:: Information provided

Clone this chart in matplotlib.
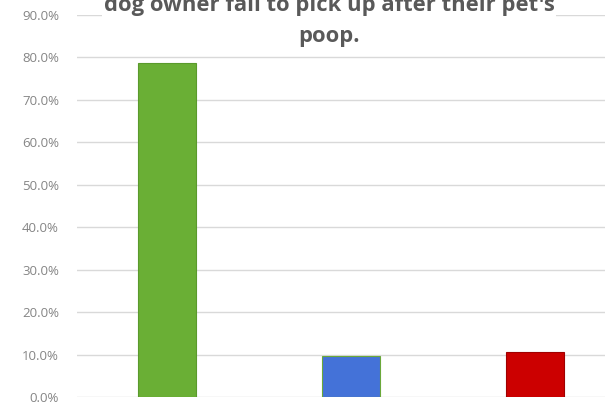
import matplotlib
matplotlib.use("Agg")
import matplotlib.pyplot as plt
from matplotlib.ticker import FuncFormatter

categories = ["Fail to pick up", "Sometimes", "Always pick up"]
values = [78.8, 9.6, 10.7]
bar_colors = ["#6aaf35", "#4472d8", "#cc0000"]
edge_colors = ["#5a9a2c", "#6aa83a", "#a00000"]
title_text = "dog owner fail to pick up after their pet's\npoop."
yticks = [0, 10, 20, 30, 40, 50, 60, 70, 80, 90]

W, H = 615, 408
fig = plt.figure(figsize=(W / 100, H / 100), dpi=100)
fig.patch.set_facecolor("white")

left_px, right_px, bottom_px, top_px = 77, 605, 397, 15
ax = fig.add_axes([left_px / W, (H - bottom_px) / H,
                   (right_px - left_px) / W, (bottom_px - top_px) / H])

x = list(range(len(categories)))
ax.bar(x, values, width=0.315, color=bar_colors, edgecolor=edge_colors,
       linewidth=0.8, zorder=3)

# x-axis range so bars land at the reference positions
ax.set_xlim(-0.49, 2.38)
ax.set_ylim(0, 90)
ax.set_yticks(yticks)
ax.yaxis.set_major_formatter(FuncFormatter(lambda v, p: f"{v:.1f}%"))
ax.set_xticks([])
ax.grid(axis="y", color="#d9d9d9", linewidth=1.0, zorder=0)
for s in ["top", "right", "left", "bottom"]:
    ax.spines[s].set_visible(False)
ax.tick_params(axis="y", length=0, pad=13, labelsize=9.5, labelcolor="#858585")
for lab in ax.get_yticklabels():
    lab.set_fontfamily("Open Sans")

fig.text(329 / W, (H - 47) / H, title_text, ha="center", va="bottom",
         fontsize=15.8, fontweight="bold", color="#595959",
         family="Open Sans", linespacing=1.6, zorder=5,
         bbox=dict(facecolor="white", edgecolor="none", pad=1))

fig.savefig("out.png", dpi=100, facecolor="white")
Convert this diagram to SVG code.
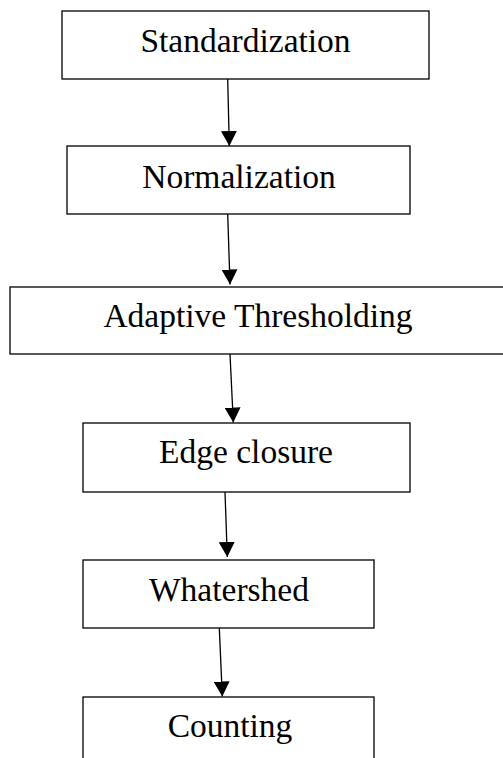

::::

* _Aim of the exercise_
Repeat the material verbatim. Do not carry over any picture.

* _Answer to this problem_
Clone this chart in matplotlib.
import matplotlib
matplotlib.use("Agg")
import matplotlib.pyplot as plt
from matplotlib.ticker import FuncFormatter

categories = ["Fail to pick up", "Sometimes", "Always pick up"]
values = [78.8, 9.6, 10.7]
bar_colors = ["#6aaf35", "#4472d8", "#cc0000"]
edge_colors = ["#5a9a2c", "#6aa83a", "#a00000"]
title_text = "dog owner fail to pick up after their pet's\npoop."
yticks = [0, 10, 20, 30, 40, 50, 60, 70, 80, 90]

W, H = 615, 408
fig = plt.figure(figsize=(W / 100, H / 100), dpi=100)
fig.patch.set_facecolor("white")

left_px, right_px, bottom_px, top_px = 77, 605, 397, 15
ax = fig.add_axes([left_px / W, (H - bottom_px) / H,
                   (right_px - left_px) / W, (bottom_px - top_px) / H])

x = list(range(len(categories)))
ax.bar(x, values, width=0.315, color=bar_colors, edgecolor=edge_colors,
       linewidth=0.8, zorder=3)

# x-axis range so bars land at the reference positions
ax.set_xlim(-0.49, 2.38)
ax.set_ylim(0, 90)
ax.set_yticks(yticks)
ax.yaxis.set_major_formatter(FuncFormatter(lambda v, p: f"{v:.1f}%"))
ax.set_xticks([])
ax.grid(axis="y", color="#d9d9d9", linewidth=1.0, zorder=0)
for s in ["top", "right", "left", "bottom"]:
    ax.spines[s].set_visible(False)
ax.tick_params(axis="y", length=0, pad=13, labelsize=9.5, labelcolor="#858585")
for lab in ax.get_yticklabels():
    lab.set_fontfamily("Open Sans")

fig.text(329 / W, (H - 47) / H, title_text, ha="center", va="bottom",
         fontsize=15.8, fontweight="bold", color="#595959",
         family="Open Sans", linespacing=1.6, zorder=5,
         bbox=dict(facecolor="white", edgecolor="none", pad=1))

fig.savefig("out.png", dpi=100, facecolor="white")
Convert this diagram to SVG code.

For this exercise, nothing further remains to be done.